PLAY DATE...

July 17, 2020

 

Among the abundance of wisdom Fred Rogers imparted to us in his lifetime was his assertion that, “Play gives children a chance to practice what they are learning.” It's a truth which is by NO means limited to children. Regardless of our age, always there is something new to be learned - a skill to be honed. The space of this collective pause extends to us a wonderful opportunity to get back to the long lost art of play. Not only is play a wonderful distraction, but it also offers a desperately needed pressure drop.


"Don't write love poems; avoid those forms that are too facile and ordinary. Rescue yourself from these general themes, and write about what your everyday life offers you."
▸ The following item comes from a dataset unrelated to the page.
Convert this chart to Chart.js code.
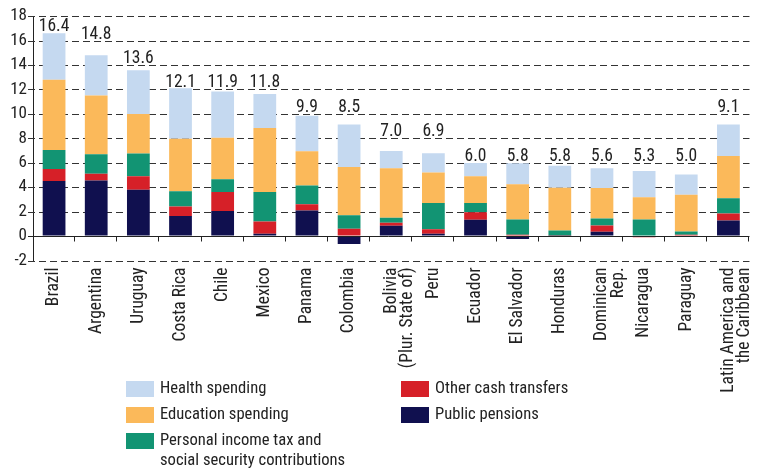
<!DOCTYPE html>
<html>
<head>
<meta charset="utf-8">
<script src="https://cdn.jsdelivr.net/npm/chart.js@4.4.1/dist/chart.umd.min.js"></script>
<style>
  body { margin: 0; background: #fff; }
  #wrap { position: relative; width: 768px; height: 474px; }
  #legend {
    position: absolute; left: 126px; top: 380px;
    display: grid; grid-template-columns: 275px auto; grid-template-rows: 26px 26px auto;
    grid-auto-flow: column;
    font-family: 'Roboto Condensed', Roboto, sans-serif;
    font-size: 16.6px; color: #222;
  }
  .item { display: flex; align-items: flex-start; }
  .box { width: 28px; height: 16px; margin-top: 1px; flex: none; }
  .txt { margin-left: 6px; line-height: 20px; white-space: pre-line; margin-top: -2px; }
</style>
</head>
<body>
<div id="wrap">
  <canvas id="chart" width="768" height="474"></canvas>
  <div id="legend"></div>
</div>
<script>
const FONT = "'Roboto Condensed', Roboto, sans-serif";

const countries = ['Brazil', 'Argentina', 'Uruguay', 'Costa Rica', 'Chile', 'Mexico', 'Panama', 'Colombia',
    ['Bolivia', '(Plur. State of)'], 'Peru', 'Ecuador', 'El Salvador', 'Honduras', ['Dominican', 'Rep.'],
    'Nicaragua', 'Paraguay', ['Latin America and', 'the Caribbean']];

const totals = [16.4, 14.8, 13.6, 12.1, 11.9, 11.8, 9.9, 8.5, 7.0, 6.9, 6.0, 5.8, 5.8, 5.6, 5.3, 5.0, 9.1];

const publicPensions = [4.5, 4.55, 3.8, 1.65, 2.05, 0.2, 2.1, -0.65, 0.85, 0.2, 1.33, -0.25, 0.02, 0.35, -0.05, -0.08, 1.28];
const otherCash = [1.0, 0.55, 1.1, 0.77, 1.55, 1.0, 0.5, 0.6, 0.25, 0.35, 0.62, 0.1, 0.02, 0.52, -0.05, 0.1, 0.57];
const incomeTax = [1.55, 1.6, 1.85, 1.25, 1.05, 2.4, 1.55, 1.1, 0.4, 2.15, 0.75, 1.25, 0.42, 0.57, 1.36, 0.28, 1.25];
const education = [5.75, 4.8, 3.25, 4.3, 3.4, 5.25, 2.8, 3.95, 4.05, 2.5, 2.2, 2.9, 3.5, 2.5, 1.82, 3.0, 3.45];
const health = [3.8, 3.3, 3.57, 4.13, 3.79, 2.79, 2.9, 3.48, 1.42, 1.58, 1.09, 1.71, 1.79, 1.62, 2.14, 1.66, 2.58];

// legend reads health/education/tax down the first column, then the other two
const legendOrder = [4, 3, 2, 1, 0];

// dashed horizontal gridlines, drawn from the y scale's own ticks
const dashedGrid = {
    id: 'dashedGrid',
    beforeDatasetsDraw(chart) {
        const { ctx, chartArea, scales: { y } } = chart;
        ctx.save();
        ctx.strokeStyle = '#333';
        ctx.lineWidth = 1;
        ctx.setLineDash([7, 4]);
        y.ticks.forEach(t => {
            if (t.value === 0) return;
            const py = Math.round(y.getPixelForValue(t.value)) + 0.5;
            ctx.beginPath();
            ctx.moveTo(chartArea.left - 5, py);
            ctx.lineTo(chartArea.right, py);
            ctx.stroke();
        });
        ctx.restore();
    }
};

const zeroLine = {
    id: 'zeroLine',
    afterDatasetsDraw(chart) {
        const { ctx, chartArea, scales: { x, y } } = chart;
        const y0 = Math.round(y.getPixelForValue(0)) + 0.5;
        const half = (x.getPixelForValue(1) - x.getPixelForValue(0)) / 2;
        ctx.save();
        ctx.strokeStyle = '#222';
        ctx.lineWidth = 1;
        ctx.beginPath();
        ctx.moveTo(chartArea.left - 5, y0);
        ctx.lineTo(chartArea.right, y0);
        for (let i = 0; i < countries.length; i++) {
            const bx = Math.round(x.getPixelForValue(i) + half) - 0.5;
            ctx.moveTo(bx, y0);
            ctx.lineTo(bx, y0 + 5);
        }
        ctx.stroke();
        ctx.restore();
    }
};

const totalLabels = {
    id: 'totalLabels',
    afterDatasetsDraw(chart) {
        const { ctx, scales: { x, y } } = chart;
        ctx.save();
        ctx.font = '17.5px ' + FONT;
        ctx.fillStyle = '#222';
        ctx.textAlign = 'center';
        ctx.textBaseline = 'alphabetic';
        totals.forEach((t, i) => {
            let top = 0;
            chart.data.datasets.forEach(ds => { if (ds.data[i] > 0) top += ds.data[i]; });
            // labels sit on the next gridline above the bar when there is room
            const level = Math.ceil((top - 0.15) / 2) * 2;
            const py = level < y.max ? y.getPixelForValue(level) - 2 : y.getPixelForValue(top) - 2;
            ctx.fillText(t.toFixed(1), x.getPixelForValue(i), py);
        });
        ctx.restore();
    }
};

const htmlLegend = {
    id: 'htmlLegend',
    afterUpdate(chart) {
        const el = document.getElementById('legend');
        el.innerHTML = '';
        legendOrder.forEach(idx => {
            const ds = chart.data.datasets[idx];
            const item = document.createElement('div');
            item.className = 'item';
            const box = document.createElement('span');
            box.className = 'box';
            box.style.background = ds.backgroundColor;
            const txt = document.createElement('span');
            txt.className = 'txt';
            txt.textContent = ds.label;
            item.appendChild(box);
            item.appendChild(txt);
            el.appendChild(item);
        });
    }
};

new Chart(document.getElementById('chart'), {
    type: 'bar',
    data: {
        labels: countries,
        datasets: [
            { label: 'Public pensions', data: publicPensions, backgroundColor: '#10104f' },
            { label: 'Other cash transfers', data: otherCash, backgroundColor: '#d62028' },
            { label: 'Personal income tax and\nsocial security contributions', data: incomeTax, backgroundColor: '#129473' },
            { label: 'Education spending', data: education, backgroundColor: '#fbb95a' },
            { label: 'Health spending', data: health, backgroundColor: '#c5d9f0' }
        ]
    },
    options: {
        responsive: false,
        animation: false,
        layout: { padding: { top: 15, right: 1.5, bottom: 0, left: 0 } },
        datasets: {
            bar: { barPercentage: 0.54, categoryPercentage: 1, borderWidth: 0 }
        },
        plugins: {
            legend: { display: false },
            tooltip: { enabled: false }
        },
        scales: {
            x: {
                stacked: true,
                grid: { display: false, drawTicks: false },
                border: { display: false },
                ticks: {
                    autoSkip: false,
                    minRotation: 90,
                    maxRotation: 90,
                    padding: 7,
                    color: '#222',
                    font: { family: FONT, size: 17.5, lineHeight: 0.93 }
                },
                afterFit(scale) { scale.height = 213.5; }
            },
            y: {
                stacked: true,
                min: -2,
                max: 18,
                ticks: {
                    stepSize: 2,
                    padding: 6,
                    color: '#222',
                    font: { family: FONT, size: 17 }
                },
                grid: {
                    drawOnChartArea: false,
                    drawTicks: false,
                    tickLength: 5
                },
                border: { display: true, color: '#222', width: 1 },
                afterFit(scale) { scale.width = 33; }
            }
        }
    },
    plugins: [dashedGrid, zeroLine, totalLabels, htmlLegend]
});
</script>
</body>
</html>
In an effort to source some resilience during these heavy days and hours, I've taken to stamping out a weekly play date. For me, these immersions are creative, and they basically look like a solo couple of hours on a designated day once a week. NO agenda, NO expectations... NO finish line. Of course there are weeks when, despite my best intentions, the commitment simply does not happen. But, for the most part, these dates for practicing what I am learning are non-negotiable. What I am ever learning is how to be true to to my voice through my camera...

   

"To know how to play," wrote Ralph Waldo Emerson, is a "happy talent". My weekly self-engagements (intentionally) sport a bit of a "la-di-da" quality. Given that, my LENSBABIES are the perfect companion. For those who are unfamiliar with LENSBABIES, they are manual focus fine art camera lenses with names like Twist and Velvet and Swirl and such. They were designed specifically to invite photographers of all levels to see in a new way. "Let's be surprising," they dare to say. By removing the weight of "precision" and "nailing it", the product line nudges the user to loosen their grip resulting in a kind of poetry that I personally have not been able to tap into using traditional camera gear. I also tend to show up for these practice sessions utterly unprepared in terms of a subject or concept I plan to capture. Taking a cue from the (above quoted) teachings of Rainier Marie Rilke, I instead try to take any marching orders from "everyday life", and what it happens to be offering me. These days, my life experiences seem to be pointing my focus to "home" and the concept of being held, carefully and quietly.

   


The unusual, the unexpected, the unbelievable... just some of what I have come to expect from my outings with these wonderful lenses. As illustrated by the images sprinkled about here, there are lots of happy accidents that occur in my "play". But, who cares? For me, the practice is part of the fun of it. For a couple of shining hours each week, I get to follow some new threads not tied to any particular outcome. In that space, the daily drumbeat of gloom vanishes, my mind gets a little stretched, and perhaps everyone is better for it? Here's to "happy talents", mine and yours!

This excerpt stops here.